Part 1 | Part 2 | Part 3
Last time, we looked at how the fees for the different auction houses will affect trading in Diablo 3. Today, I’d like to look at it from Blizzard’s perspective and understand how the company selected the fee structure, what it will be paying attention to, and how it might treat the auction house in the long-term.
If there’s one thing Blizzard learned from Diablo II, it’s that there is a huge demand for functional in-game economies. Where Blizzard did not provide, players and companies emerged and established methods for trading and valuation. Both Diablo II and World of Warcraft have shown that there is a huge demand to use real money to purchase things, like characters, items, and gold.
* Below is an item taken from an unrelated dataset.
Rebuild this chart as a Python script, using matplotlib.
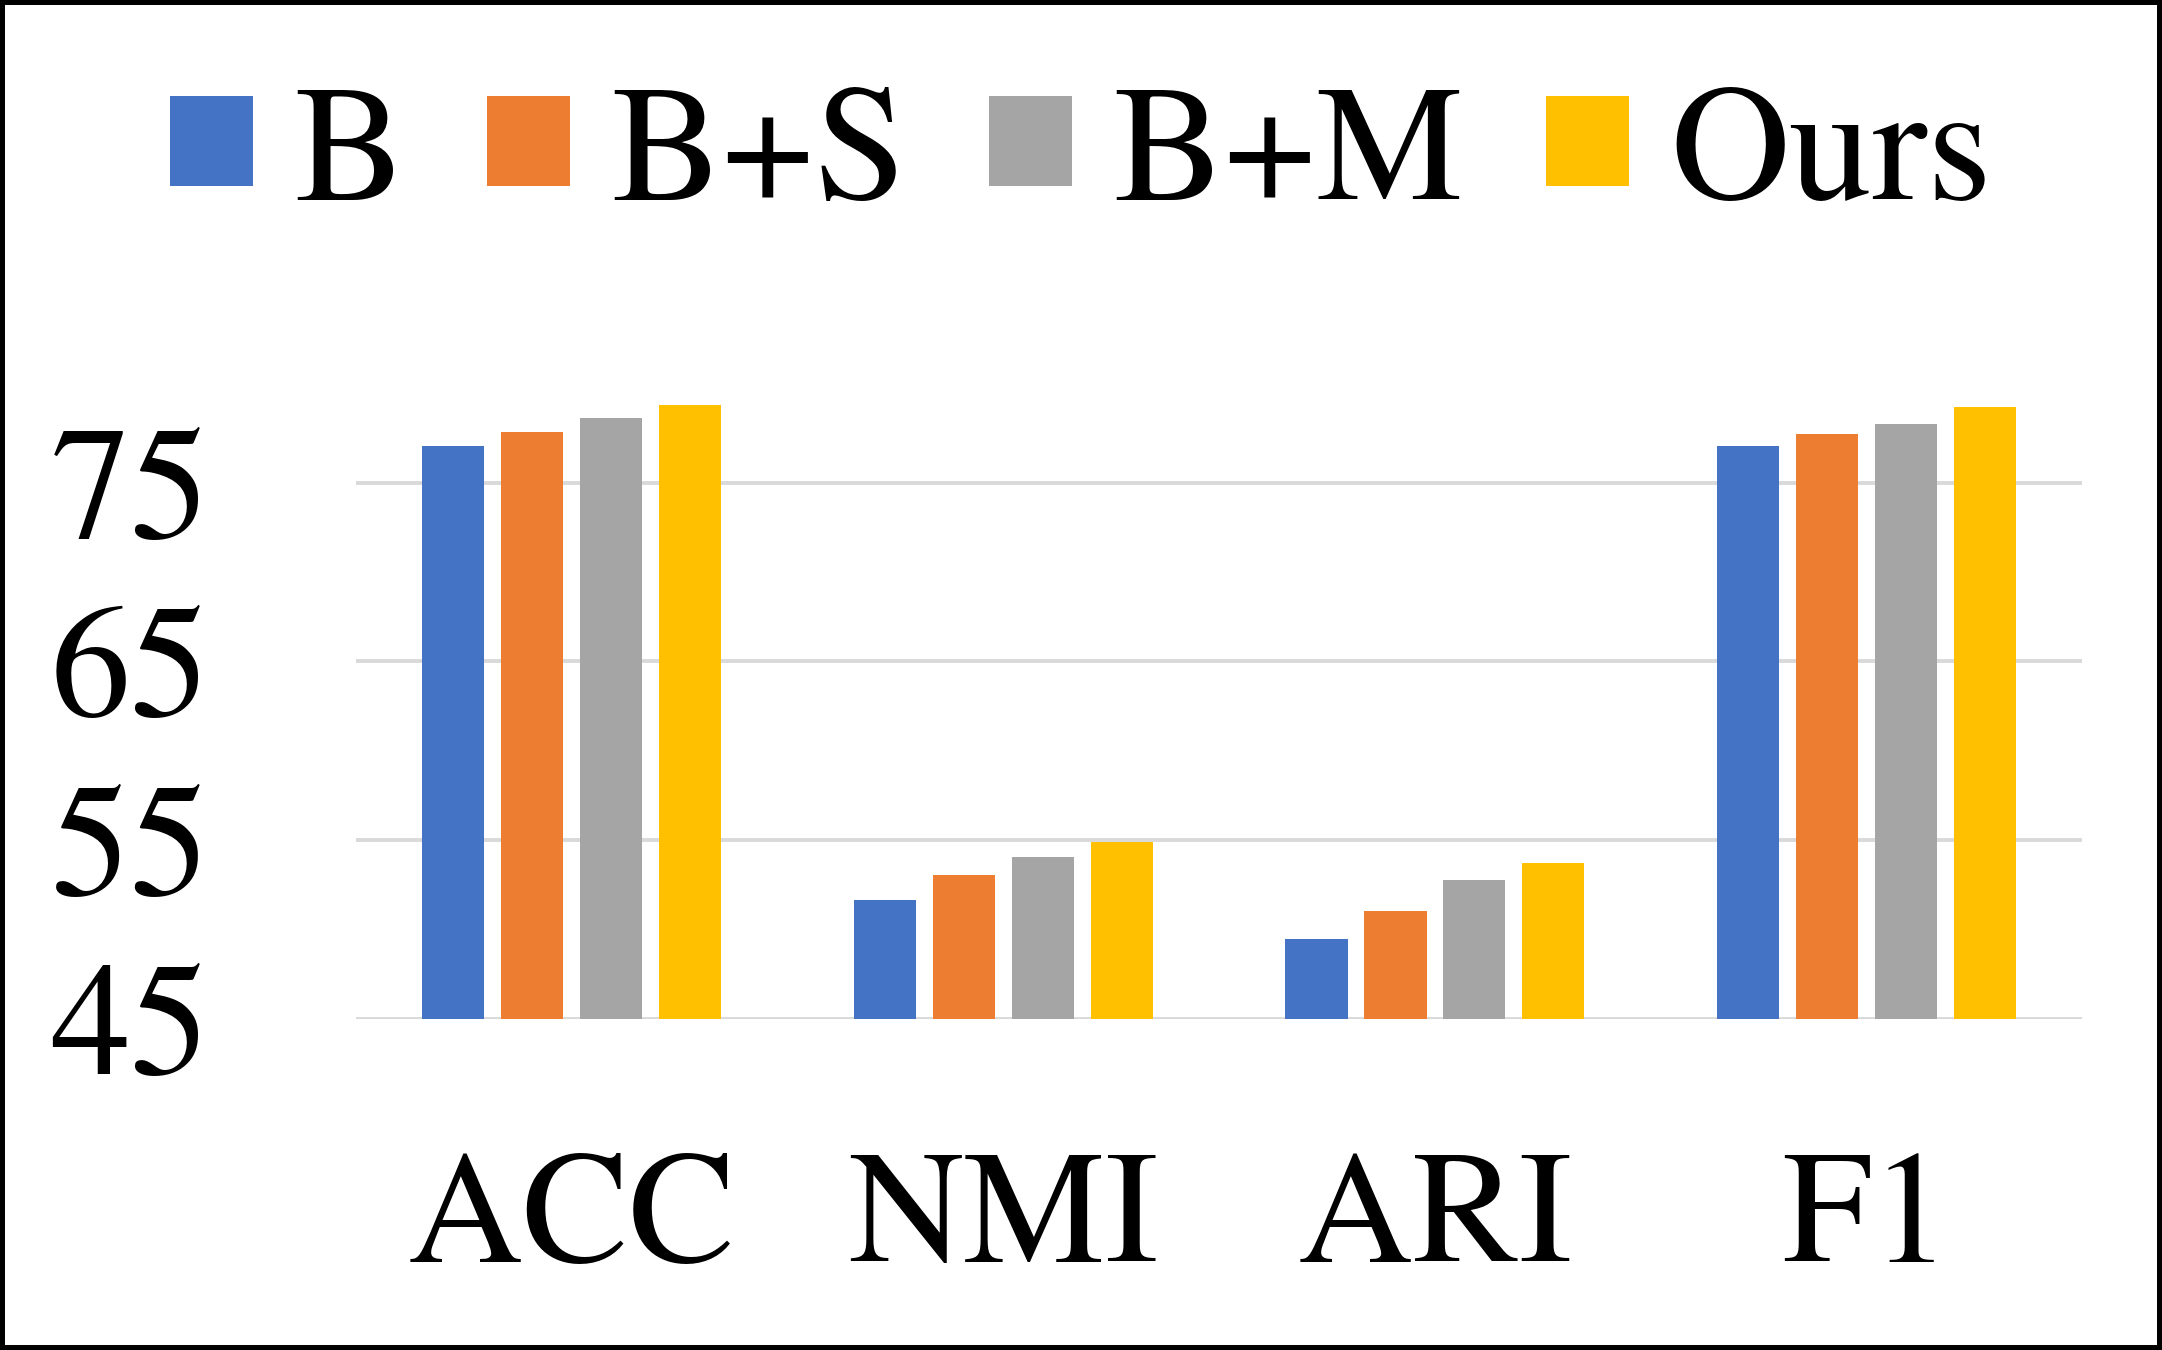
import matplotlib.pyplot as plt
from matplotlib.patches import Patch
import numpy as np

plt.rcParams['font.family'] = ['TeX Gyre Termes', 'Liberation Serif', 'DejaVu Serif']

metrics = ["ACC", "NMI", "ARI", "F1"]
methods = ["B", "B+S", "B+M", "Ours"]
b_vals = [77.08, 51.65, 49.47, 77.03]
bs_vals = [77.83, 53.04, 51.02, 77.73]
bm_vals = [78.60, 54.05, 52.75, 78.28]
ours_vals = [79.35, 54.90, 53.70, 79.23]
yticks = [45, 55, 65, 75]

colors = ["#4472C4", "#ED7D31", "#A5A5A5", "#FFC000"]
series = [b_vals, bs_vals, bm_vals, ours_vals]

fig = plt.figure(figsize=(21.62, 13.5), dpi=100)
fig.patch.set_edgecolor("black")
fig.patch.set_linewidth(7)

ax = fig.add_axes([0.1647, 0.2453, 0.7984, 0.4898])

x = np.arange(len(metrics))
width = 0.144
step = 0.183
for i, (vals, c) in enumerate(zip(series, colors)):
    ax.bar(x + (i - 1.5) * step, np.array(vals) - 45, bottom=45,
           width=width, color=c, zorder=3)

ax.set_xlim(-0.5, 3.5)
ax.set_ylim(45, 82)
ax.set_yticks(yticks)
ax.set_xticks(x)
ax.set_xticklabels(metrics)
ax.tick_params(axis="both", length=0, labelsize=115)
ax.tick_params(axis="x", pad=96)
ax.tick_params(axis="y", pad=105)
ax.grid(axis="y", color="#D9D9D9", linewidth=2.8, zorder=0)
ax.set_axisbelow(True)
for s in ax.spines.values():
    s.set_visible(False)

# legend across the top, square colour keys
handles = [Patch(facecolor=c) for c in colors]
fig.legend(handles, methods, loc="upper center", ncol=4,
           bbox_to_anchor=(0.5, 0.985), frameon=False, fontsize=119,
           handlelength=0.5, handleheight=0.46, handletextpad=0.25,
           columnspacing=0.5, borderaxespad=0)

fig.savefig("out.png", dpi=100)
Blizzard took a staunch “no-RMT” policy for World of Warcraft, as expressed in the game’s Terms of Service, and does not hold back in banning accounts used to sell items or gold. If you haven’t seen it yet, it really shines a light on how serious Blizzard is about preventing RMT in WoW:
Blizzard has acknowledged that WoW gold purchased from third parties is “most commonly” obtained through compromised accounts. Blizzard has also acknowledged that third-party sites in Diablo II were often the source of credit card fraud and often did not provide a high level of service. It also promoted spam, bots, and hacking. It makes sense for the company to offer this service to players directly and built into the client: it provides a better experience and Blizzard can skim a bit of cash as well.